This is made possible by an innovative system of cable pulls, image recognition and high-precision control. Several cameras record the flight path of the dart, within microseconds the point of impact is calculated. High precision turns of the cable winches, controlled by a sophisticated mathematical model, make the dartboard move and rotate, directing it to the right place. All of this takes only about 250 milliseconds.

A novel cable-driven robot design

"Dart is an excellent use case to demonstrate the performance of our newly developed cable-driven robot," says Prof. Andreas Kugi from the Automation and Control Institute (ACIN) at TU Wien. Georg Feiler, Michael Schwegel and Ulrich Knechtelsdorfer, three members of Kugi's team, are the main people responsible for the dartboard and its sophisticated control system. "The cable-driven robot enables highly dynamic movements, in particular also rotations, which, in previous designs have only been possible with a great deal of additional design work," explains Kugi.

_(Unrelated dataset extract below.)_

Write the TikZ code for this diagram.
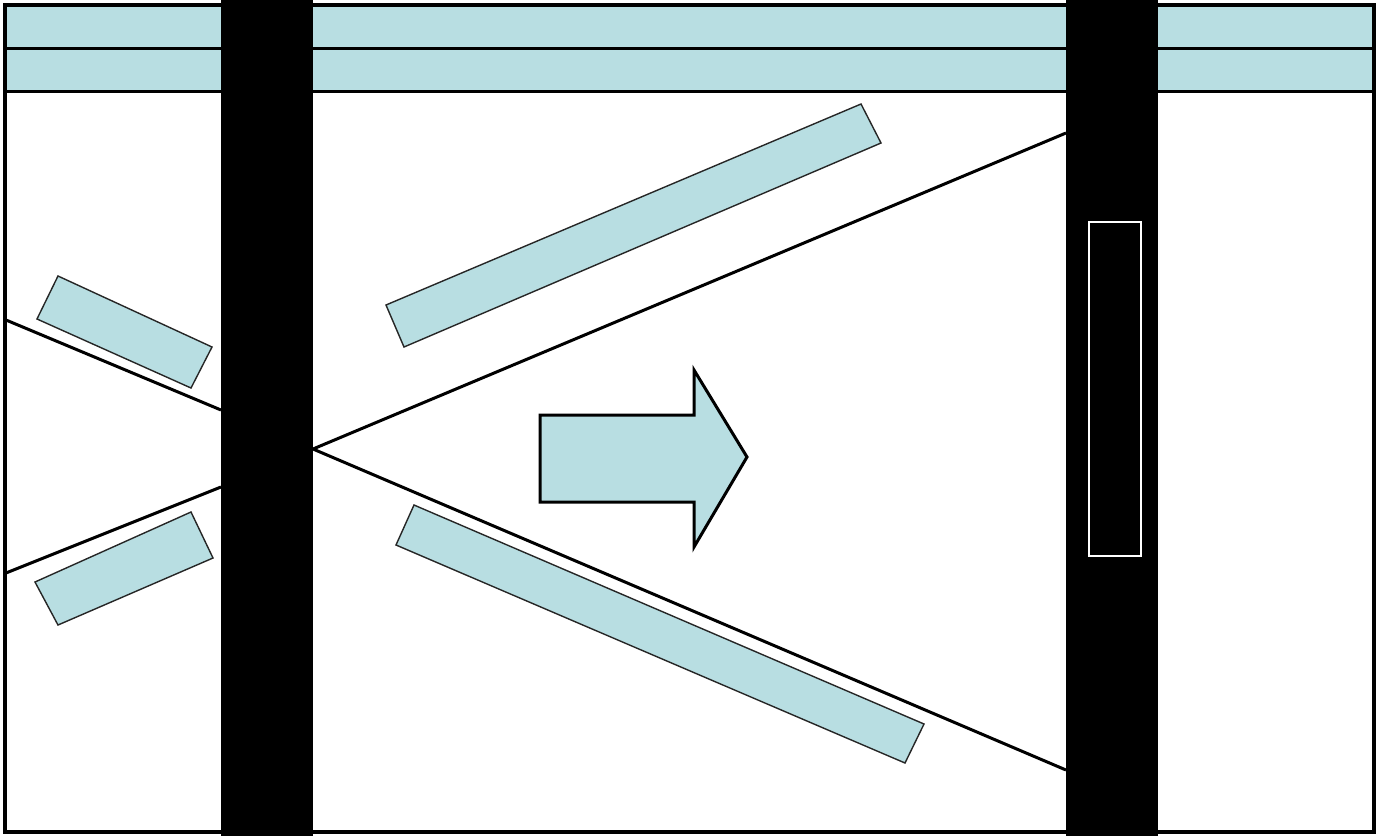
\documentclass[tikz,border=0pt]{standalone}
\usepackage{tikz}
\usepackage{xcolor}

\definecolor{glass}{RGB}{184,222,226}

\begin{document}
\begin{tikzpicture}[x=1pt,y=-1pt,
  pane/.style={fill=glass,draw=black!85,line width=1.4pt},
  beam/.style={black,line width=3pt}]
  \useasboundingbox (0,0) rectangle (1380,836);
  \fill[white] (0,0) rectangle (1380,836);

  % top bands
  \fill[glass] (6,7) rectangle (1373,91);
  \foreach \h in {48.5,91.5} {
    \draw[beam] (6,\h) -- (1373,\h);
  }

  % rays
  \coordinate (apex) at (313,449);
  \coordinate (raytop) at (1066,133);
  \coordinate (raybot) at (1066,770);
  \coordinate (lefttopA) at (6,320);
  \coordinate (lefttopB) at (221,410);
  \coordinate (leftbotA) at (6,573);
  \coordinate (leftbotB) at (221,487);
  \draw[beam] (apex) -- (raytop);
  \draw[beam] (apex) -- (raybot);
  \draw[beam] (lefttopA) -- (lefttopB);
  \draw[beam] (leftbotA) -- (leftbotB);

  % tilted panes
  \draw[pane] (386,305) -- (861,104) -- (881,143) -- (404,347) -- cycle;
  \draw[pane] (396,545) -- (414,505) -- (924,724) -- (905,763) -- cycle;
  \draw[pane] (37,319) -- (58,276) -- (212,347) -- (191,388) -- cycle;
  \draw[pane] (35,582) -- (191,512) -- (213,558) -- (58,625) -- cycle;

  % columns
  \foreach \x in {221,1066} {
    \fill[black] (\x,0) rectangle (\x+92,836);
  }
  \draw[white,line width=1.2pt] (1089,222) rectangle (1141,556);

  % arrow
  \draw[pane,draw=black,line width=3pt] (540,415) -- (694,415) -- (694,370)
    -- (747,457) -- (694,547) -- (694,502) -- (540,502) -- cycle;

  % frame
  \draw[line width=4.5pt] (5,5) rectangle (1374,832);
\end{tikzpicture}
\end{document}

The video (see below) demonstrates the precision of the new technology: Three different people hit the Triple-20 fifteen times in a row - even the world's leading top professionals can hardly manage that. (The triple-20 is the maximum score you can get in darts - in contrast to archery, for example, where you want to hit exactly the middle).

Flexible cables instead of rigid rods

"It would be much more complicated with rigid connections than with the lightweight flexible cables," says Andreas Kugi. His team first had to carry out elaborate mathematical analyses of how the highly dynamic control of the dartboard could be achieved as quickly and precisely as possible - and this mathematical model then had to be combined with control and image recognition algorithms and implemented in an experimental device.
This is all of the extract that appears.